Vegan Red Curry Almond Butter Noodles + Veggies

Oooooh man. This noodle dish is my dream / new favourite dinner. It's simple, quick and nutritious and combines the lush creaminess of almond butter with fragrant red curry paste and a zip of fresh lime.

I sometimes forget how much incredible flavour a spoonful of curry paste can add to any dish. It can be found at many grocery stores or markets and contains the pungent flavours of red chili, lemongrass, ginger, garlic and coriander. As for the almond butter, it combines with the curry paste, salty tamari and zesty lime to coat these noodles in a luxurious richness. They’re perfectly creamy, salty and slightly sweet - truly everything you’d want (or at least, I would want) in a noodle dish.

It's absolutely no secret that I am completely addicted to almond butter and I love it on most things, but trust me on this one! This is one of my all-time favourite dinners that I typically make once a week, and I hope it becomes yours too ;)

As usual, this is an excellent meal prep dish as well. You can even keep the noodles, veggies and sauce separate and mix everything as soon as you're ready to eat! Feel free to also add protein here - crispy tofu, roasted chicken or a portion of salmon/trout would round this dish out beautifully. Enjoy!

Vegan Red Curry Almond Butter Noodles + Veggies


Ingredients

For the sauce:

  • ¼ cup + 2 tbsp natural almond butter 

  • 3 tbsp tamari

  • 2 tbsp rice vinegar

  • 1 tbsp red curry paste

  • 1 tbsp maple syrup or honey

  • 1-2 tsp chili crisp or other spicy sauce, if desired

For the noodles:

  • 1/2 package of rice noodles (I use brown rice fettuccine)

  • 2 tbsp avocado or coconut oil, divided

  • 1 head of broccoli, chopped into small florets

  • 1/2 head of purple cabbage, sliced thin (optional)

  • Chopped cilantro, for topping

  • Peanuts and/or sesame seeds, for topping

  • Lime

  • Cooked protein like crispy tofu, if desired

Method

Whisk all of your sauce ingredients together in a small bowl or jar until smooth.

Cook your noodles until al dente according to the package directions (you want them a bit undercooked). Strain noodles and save about 1/2 cup of the cooking water. Rinse noodles with cold water.

To steam the broccoli: add broccoli to your pot of noodles during the last 2-3 minutes of cooking time, then drain and rinse with your noodles in cold water.
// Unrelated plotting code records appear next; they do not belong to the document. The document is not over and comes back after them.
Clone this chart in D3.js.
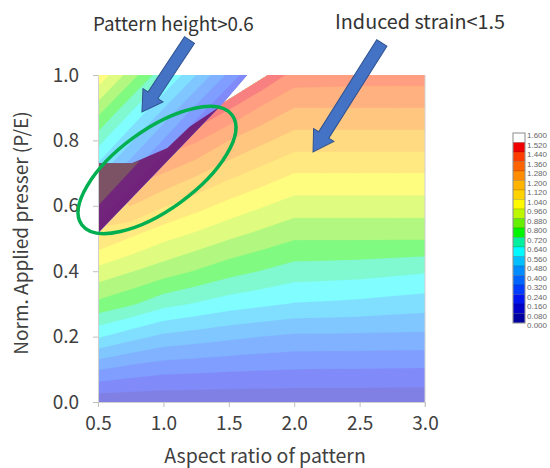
<!DOCTYPE html>
<html>
<head>
<meta charset="utf-8">
<script src="https://cdn.jsdelivr.net/npm/d3@7"></script>
<style>
  body { margin: 0; background: #fff; }
  text { font-family: "Noto Sans CJK JP", "Noto Sans", sans-serif; }
</style>
</head>
<body>
<svg id="chart" width="550" height="468"></svg>
<script>
// strain field, rows go from y=0 up to y=1.0, columns x=0.5..3.0
var strainX = [0.5, 0.75, 1.0, 1.25, 1.5, 1.75, 2.0, 2.25, 2.5, 2.75, 3.0];
var strainY = [0, 0.1, 0.2, 0.3, 0.4, 0.5, 0.6, 0.7, 0.8, 0.9, 1.0];
var strain = [
  [0.10, 0.10, 0.10, 0.10, 0.10, 0.10, 0.10, 0.10, 0.10, 0.10, 0.10],
  [0.325, 0.29, 0.267, 0.259, 0.251, 0.245, 0.24, 0.238, 0.237, 0.235, 0.234],
  [0.57, 0.51, 0.46, 0.439, 0.418, 0.40, 0.385, 0.384, 0.383, 0.381, 0.38],
  [0.78, 0.731, 0.666, 0.632, 0.598, 0.576, 0.554, 0.548, 0.54, 0.528, 0.517],
  [0.932, 0.884, 0.838, 0.794, 0.75, 0.716, 0.683, 0.678, 0.672, 0.66, 0.648],
  [1.10, 1.034, 0.975, 0.93, 0.884, 0.845, 0.806, 0.806, 0.806, 0.806, 0.806],
  [1.16, 1.20, 1.127, 1.07, 1.013, 0.967, 0.922, 0.922, 0.922, 0.922, 0.922],
  [1.25, 1.33, 1.28, 1.213, 1.146, 1.093, 1.04, 1.04, 1.04, 1.04, 1.04],
  [1.30, 1.42, 1.42, 1.37, 1.28, 1.217, 1.162, 1.162, 1.162, 1.162, 1.162],
  [1.35, 1.48, 1.52, 1.55, 1.45, 1.35, 1.28, 1.28, 1.28, 1.28, 1.28],
  [1.40, 1.50, 1.56, 1.60, 1.60, 1.52, 1.41, 1.405, 1.40, 1.40, 1.40]
];

// pattern height field in the upper left corner
var heightX = [0.5, 0.75, 1.0, 1.25, 1.5, 1.75];
var heightY = [0.5, 0.625, 0.75, 0.875, 1.0];
var heightVals = [
  [0.15, -0.03, -0.21, -0.39, -0.57, -0.75],
  [0.37, 0.19, 0.01, -0.17, -0.35, -0.53],
  [0.59, 0.41, 0.23, 0.05, -0.13, -0.31],
  [0.80, 0.62, 0.44, 0.26, 0.08, -0.10],
  [1.02, 0.84, 0.66, 0.48, 0.30, 0.12]
];

var levels = [0.00, 0.08, 0.16, 0.24, 0.32, 0.40, 0.48, 0.56, 0.64, 0.72, 0.80,
              0.88, 0.96, 1.04, 1.12, 1.20, 1.28, 1.36, 1.44, 1.52, 1.60];
var levelColors = ["#0000a0", "#0000c8", "#0014f0", "#003cff", "#0064ff", "#008cff",
                   "#00beff", "#00faff", "#00f0a0", "#00f500", "#64f000", "#bef800",
                   "#fffa00", "#ffd200", "#ffb400", "#ff8c00", "#ff6400", "#ff3c00",
                   "#f00000", "#ffffff"];

// region boundaries (data coords)
var upperZone = [[0.5, 0.517], [1.456, 0.914], [1.64, 1.0], [0.5, 1.0]];
var lowerZone = [[0.5, 0], [3.0, 0], [3.0, 1.0], [1.80, 1.0], [1.456, 0.914], [0.5, 0.517]];
var darkZone = [[0.5, 0.517], [0.5, 0.73], [0.76, 0.73], [1.03, 0.777], [1.20, 0.842], [1.43, 0.903]];
var grayZone = [[0.5, 0.60], [0.5, 0.73], [0.76, 0.73], [0.82, 0.738]];

var xTicks = [0.5, 1.0, 1.5, 2.0, 2.5, 3.0];
var yTicks = [0.0, 0.2, 0.4, 0.6, 0.8, 1.0];

var svg = d3.select("#chart");
var x = d3.scaleLinear().domain([0.5, 3.0]).range([98, 425]);
var y = d3.scaleLinear().domain([0, 1]).range([402, 75]);

var line = d3.line().x(function(d) { return x(d[0]); }).y(function(d) { return y(d[1]); });
var defs = svg.append("defs");
defs.append("clipPath").attr("id", "clipLow").append("path").attr("d", line(lowerZone) + "Z");
defs.append("clipPath").attr("id", "clipUp").append("path").attr("d", line(upperZone) + "Z");

function pastel(c) { return d3.interpolateRgb("#ffffff", c)(0.5); }

function drawField(xs, ys, rows, clipId) {
  var nx = xs.length, ny = ys.length;
  var dx = xs[1] - xs[0], dy = ys[1] - ys[0];
  var values = [].concat.apply([], rows);
  var bands = d3.contours().size([nx, ny]).thresholds(levels.slice(0, -1))(values);
  var proj = d3.geoTransform({
    point: function(gx, gy) {
      this.stream.point(x(xs[0] + (gx - 0.5) * dx), y(ys[0] + (gy - 0.5) * dy));
    }
  });
  var path = d3.geoPath(proj);
  svg.append("g").attr("clip-path", "url(#" + clipId + ")")
    .selectAll("path").data(bands).join("path")
      .attr("d", path)
      .attr("fill", function(d, i) { return pastel(levelColors[i]); })
      .attr("stroke", function(d, i) { return pastel(levelColors[i]); })
      .attr("stroke-width", 0.3);
}

drawField(strainX, strainY, strain, "clipLow");
drawField(heightX, heightY, heightVals, "clipUp");

// shaded zone
svg.append("path").attr("d", line(darkZone) + "Z")
  .attr("fill", "#6e1469").attr("fill-opacity", 0.88);
svg.append("path").attr("d", line(grayZone) + "Z")
  .attr("fill", "#7c5a60").attr("fill-opacity", 0.85);

// axes
svg.append("g").attr("transform", "translate(0," + y(0) + ")")
  .call(d3.axisBottom(x).tickValues(xTicks).tickFormat(d3.format(".1f")).tickSize(5).tickPadding(10).tickSizeOuter(0));
svg.append("g").attr("transform", "translate(" + x(0.5) + ",0)")
  .call(d3.axisLeft(y).tickValues(yTicks).tickFormat(d3.format(".1f")).tickSize(5).tickPadding(14).tickSizeOuter(0));
svg.selectAll(".domain").attr("stroke", "#d0d0d0");
svg.selectAll(".tick line").attr("stroke", "#c0c0c0");
svg.selectAll(".tick text").attr("fill", "#404040").style("font-size", "19px")
  .style("font-family", "'Noto Sans CJK JP', sans-serif");
svg.append("line").attr("x1", x(3)).attr("x2", x(3)).attr("y1", y(1)).attr("y2", y(0) + 5)
  .attr("stroke", "#d0d0d0");

svg.append("text").attr("x", 265).attr("y", 463).attr("text-anchor", "middle")
  .attr("fill", "#404040").style("font-size", "19.5px").text("Aspect ratio of pattern");
svg.append("text").attr("transform", "translate(28,233) rotate(-90)").attr("text-anchor", "middle")
  .attr("fill", "#404040").style("font-size", "19px").text("Norm. Applied presser (P/E)");

// legend
var lg = svg.append("g");
var sw = 9.5, legendTop = 133;
lg.selectAll("rect").data(levelColors.slice().reverse()).join("rect")
  .attr("x", 513).attr("y", function(d, i) { return legendTop + i * sw; })
  .attr("width", 12).attr("height", sw)
  .attr("fill", function(d) { return d; })
  .attr("stroke", "rgba(0,0,0,0.25)").attr("stroke-width", 0.5);
lg.append("rect").attr("x", 513).attr("y", legendTop).attr("width", 12).attr("height", sw * 20)
  .attr("fill", "none").attr("stroke", "#999");
lg.selectAll("text").data(levels.slice().reverse()).join("text")
  .attr("x", 527).attr("y", function(d, i) { return legendTop + i * sw + 5; })
  .attr("fill", "#666").style("font-size", "8px").style("font-family", "'Liberation Sans', Arial, sans-serif")
  .text(function(d) { return d3.format(".3f")(d); });

// annotations
svg.append("text").attr("x", 93).attr("y", 31).attr("fill", "#333").style("font-size", "18.8px")
  .text("Pattern height>0.6");
svg.append("text").attr("x", 335).attr("y", 29).attr("fill", "#333").style("font-size", "19.8px")
  .text("Induced strain<1.5");

svg.append("ellipse").attr("cx", 157).attr("cy", 170).attr("rx", 93).attr("ry", 40)
  .attr("transform", "rotate(-36,157,170)")
  .attr("fill", "none").attr("stroke", "#00b050").attr("stroke-width", 3.5);

function blockArrow(p0, p1) {
  var x0 = x(p0[0]), y0 = y(p0[1]), x1 = x(p1[0]), y1 = y(p1[1]);
  var L = Math.hypot(x1 - x0, y1 - y0);
  var ang = Math.atan2(y1 - y0, x1 - x0) * 180 / Math.PI;
  var hw = 6, hh = 12, hl = 20;
  var pts = [[0, -hw], [L - hl, -hw], [L - hl, -hh], [L, 0], [L - hl, hh], [L - hl, hw], [0, hw]];
  svg.append("polygon").attr("points", pts.map(function(p) { return p.join(","); }).join(" "))
    .attr("transform", "translate(" + x0 + "," + y0 + ") rotate(" + ang + ")")
    .attr("fill", "#4472c4").attr("stroke", "#2f528f").attr("stroke-width", 1);
}
blockArrow([1.20, 1.107], [0.836, 0.887]);
blockArrow([2.67, 1.098], [2.144, 0.765]);
</script>
</body>
</html>
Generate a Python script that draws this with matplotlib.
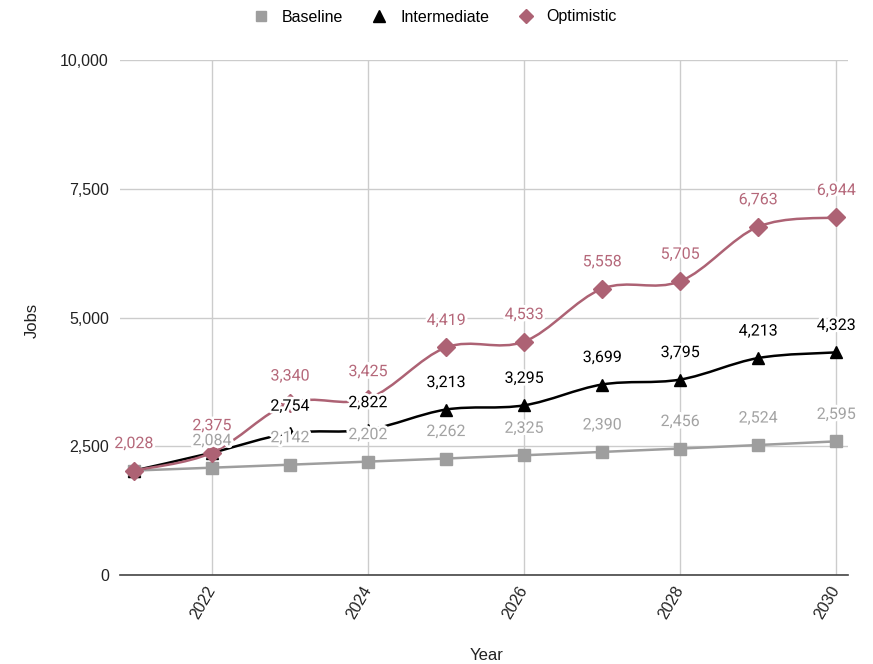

To saute the broccoli: in a large skillet or wok, heat 1 tbsp avocado oil over medium-high. Add the broccoli and a big pinch of salt and cook for 5-7 minutes or until one side is slightly charred, then flip the pieces and cook on the other side for an additional 5 minutes. The pieces should be slightly tender but with a bite (cover the pan if needed). Remove and place in a bowl to set aside.

In the same pan, heat your other 1 tbsp of oil over medium. Add the shredded cabbage and a big pinch of salt and cook for 5 minutes, stirring, until the cabbage is slightly tender and just starting to brown.

To the pan with the cabbage, add in your cooked noodles, cooked broccoli and the red curry almond butter sauce. Pour in some of the noodle cooking water. Stir to combine everything well and let the noodles cook in the pan for an additional 2-3 minutes over medium-low heat to soften, tossing constantly to create a glossy sauce coating. Keep adding more noodle cooking water as needed to loosen up the sauce. When the sauce is your desired texture and the noodles are cooked to your liking, remove from the heat and add a squeeze of lime and chopped cilantro, then sprinkle with peanuts or sesame seeds if using.

Serve alongside protein of choice (I love to toss in some crispy tofu). Enjoy!